Outward 2 Preview: The Survival RPG That Hits Hard
26.03.2024 - 23:39
/ ign.com
Outward 2 picks up 50 years after the events of the first open-world survival RPG; developer Nine Dots tells me that “The difference in production value is significant.” Again, you’ll play a nobody of an adventurer, just a regular ol’ human against a world rife with danger.
I went hands-on with a PC demo, and it felt like a hyper-polished slice of gameplay – but a rather thin one. It evinced no details of Outward 2’s story or scale, but I sure felt the series’ famously difficult combat. It left me ultimately unsatisfied, desperately wishing to learn and experience more.
I started my playthrough in a quarry, having been dropped unceremoniously into the world with no preamble. The environment is very detailed, colourful, and almost cute in a low-levelled World of Warcraft dungeon kind of way. In other words, not very threatening – but I was very quickly taught otherwise.
Along with my starter gear, I put on my backpack – a bulky thing that you’ll literally need to remove before combat, lest its weight makes you clumsy and slow. I blithely strode through a gate into the next area – a mine pit, with some nearby enemies to flex my combat skills on.
Something new to Outward 2 is the concept of an off-hand; while your left hand could only hold trinkets in the original, you can now equip a shield or a second weapon, allowing some flexibility in choosing a setup that’ll deal the most damage to whichever enemy you’re fighting. You can even get a bit silly by equipping two shields and just going about bashing everything.
The combat moves sound like typical RPG fare on paper – dodge, tap for quick attacks, hold for slower and stronger attacks, et cetera. But once I was actually in combat with a giant, angry bee-like enemy, I realised that I needed to undergo a lot of hard lessons to learn how to employ my skills effectively. Which is another way of saying that I died. A lot.
The enemies in Outward 2 move fast, and each death sent me right back to the beginning of the demo. In real life, I know that I wouldn’t just race blindly into combat with an enormous seven-eyed boar, and Outward 2 challenged my preconception of being able to “just wing it” in a game.
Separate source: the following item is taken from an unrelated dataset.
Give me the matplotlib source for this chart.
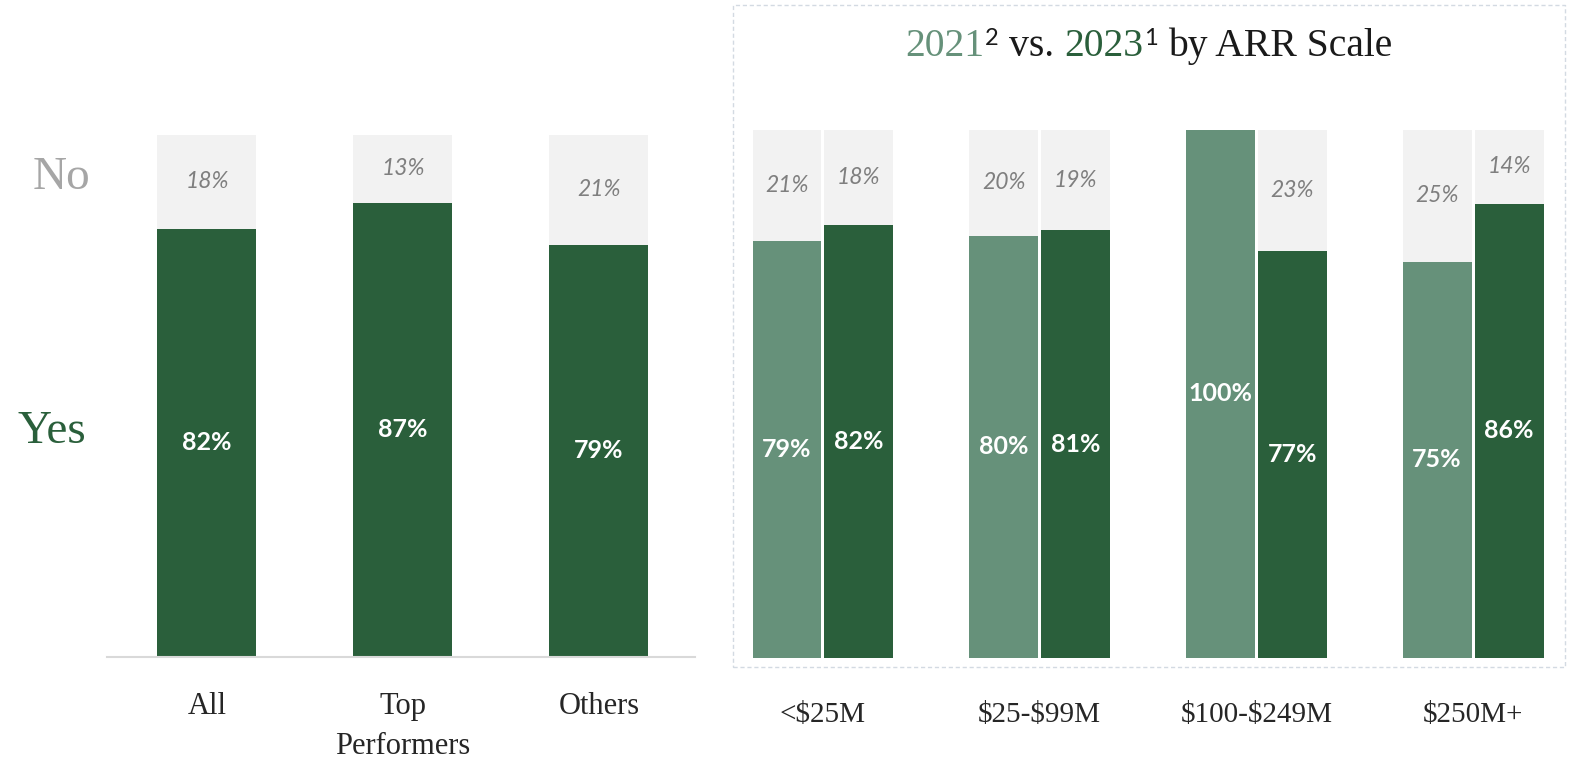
import matplotlib
matplotlib.use("Agg")
import matplotlib.pyplot as plt
from matplotlib.patches import Rectangle
import numpy as np

# ---------------- data ----------------
left_cats = ["All", "Top\nPerformers", "Others"]
left_yes = [82, 87, 79]
left_no = [18, 13, 21]

right_cats = ["<$25M", "$25-$99M", "$100-$249M", "$250M+"]
yes_2021 = [79, 80, 100, 75]
no_2021 = [21, 20, 0, 25]
yes_2023 = [82, 81, 77, 86]
no_2023 = [18, 19, 23, 14]

# ---------------- style ----------------
DARK = "#2A5F3B"
LIGHT = "#66917A"
GRAY_BAR = "#F2F2F2"
GRAY_TXT = "#7F7F7F"
SERIF = ["Liberation Serif", "DejaVu Serif"]
SANS = ["Lato", "DejaVu Sans"]

W, H = 1580, 770
fig = plt.figure(figsize=(W / 100, H / 100), dpi=100)


def px(x0, y_top, x1, y_bot):
    return [x0 / W, 1 - y_bot / H, (x1 - x0) / W, (y_bot - y_top) / H]


def label_bars(ax, xs, yes, no):
    for x, y, n in zip(xs, yes, no):
        if y > 0:
            ax.text(x, y / 2, f"{y}%", ha="center", va="center", color="white",
                    fontsize=18, fontweight="bold", family=SANS)
        if n > 0:
            ax.text(x, y + n / 2, f"{n}%", ha="center", va="center", color=GRAY_TXT,
                    fontsize=16.5, style="italic", family=SANS)


# ---------------- left panel ----------------
axL = fig.add_axes(px(107, 135, 695, 657))
xl = np.arange(len(left_cats))
wl = 0.505
axL.bar(xl, left_yes, width=wl, color=DARK, zorder=2)
axL.bar(xl, left_no, width=wl, bottom=left_yes, color=GRAY_BAR, zorder=2)
label_bars(axL, xl, left_yes, left_no)
axL.set_xlim(-0.51, 2.49)
axL.set_ylim(0, 100)
for s in ["top", "right", "left"]:
    axL.spines[s].set_visible(False)
axL.spines["bottom"].set_color("#D9D9D9")
axL.spines["bottom"].set_linewidth(1.5)
axL.set_yticks([])
axL.set_xticks(xl)
axL.set_xticklabels(left_cats, family=SERIF, fontsize=22, color="#262626", linespacing=1.52)
axL.tick_params(axis="x", length=0, pad=25)

fig.text(62 / W, 1 - 178 / H, "No", ha="center", va="center", family=SERIF,
         fontsize=34, color="#A6A6A6")
fig.text(52 / W, 1 - 432 / H, "Yes", ha="center", va="center", family=SERIF,
         fontsize=34, color=DARK)

# ---------------- right panel ----------------
axR = fig.add_axes(px(733, 130, 1565, 658))
xr = np.arange(len(right_cats))
wr = 0.318
off = 0.166
axR.bar(xr - off, yes_2021, width=wr, color=LIGHT, zorder=2)
axR.bar(xr - off, no_2021, width=wr, bottom=yes_2021, color=GRAY_BAR, zorder=2)
axR.bar(xr + off, yes_2023, width=wr, color=DARK, zorder=2)
axR.bar(xr + off, no_2023, width=wr, bottom=yes_2023, color=GRAY_BAR, zorder=2)
label_bars(axR, xr - off, yes_2021, no_2021)
label_bars(axR, xr + off, yes_2023, no_2023)
axR.set_xlim(-0.415, 3.424)
axR.set_ylim(0, 100)
for s in axR.spines.values():
    s.set_visible(False)
axR.set_yticks([])
axR.set_xticks(xr)
axR.set_xticklabels([c.replace("$", r"\$") for c in right_cats], family=SERIF,
                    fontsize=21, color="#262626")
axR.tick_params(axis="x", length=0, pad=32)
axR.patch.set_alpha(0)

# dashed frame
fig.patches.append(Rectangle((733 / W, 1 - 667 / H), (1565 - 733) / W, (667 - 5) / H,
                             transform=fig.transFigure, fill=False, ls=(0, (3, 2)),
                             ec="#D3DAE2", lw=1.0))

# ---------------- title ----------------
renderer = fig.canvas.get_renderer()
pieces = [
    ("2021", LIGHT, 28.5, 0, SERIF, 0),
    ("2", "#1A1A1A", 17, 11, SANS, 0),
    ("vs.", "#1A1A1A", 28.5, 0, SERIF, 9),
    ("2023", DARK, 28.5, 0, SERIF, 9),
    ("1", "#1A1A1A", 17, 11, SANS, 0),
    ("by ARR Scale", "#1A1A1A", 28.5, 0, SERIF, 9),
]
base_y = 56
texts = []
x = 0.0
for s, c, fs, rise, fam, gap in pieces:
    x += gap
    t = fig.text(x / W, 1 - (base_y - rise) / H, s, color=c, fontsize=fs, family=fam,
                 ha="left", va="baseline")
    w = t.get_window_extent(renderer).width
    texts.append((t, x, rise))
    x += w + 1
total = x
start = (733 + 1565) / 2 - total / 2
for t, xx, rise in texts:
    t.set_x((start + xx) / W)

fig.savefig("out.png", dpi=100)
I began to feel that I’d need to sink more time than a demo could offer into learning how each enemy worked, how they moved, and how I might get to their weak points.
One thing not present in the preview, but in the works for Outward 2, is the return of “defeat scenarios.” Instead of simply returning to the previous checkpoint, you might receive a sprained ankle that limits your ability to dodge, or a concussion that doubles your mana costs. Theoretically, there will be no going back on your combat failures; you just have to live with them while you recover.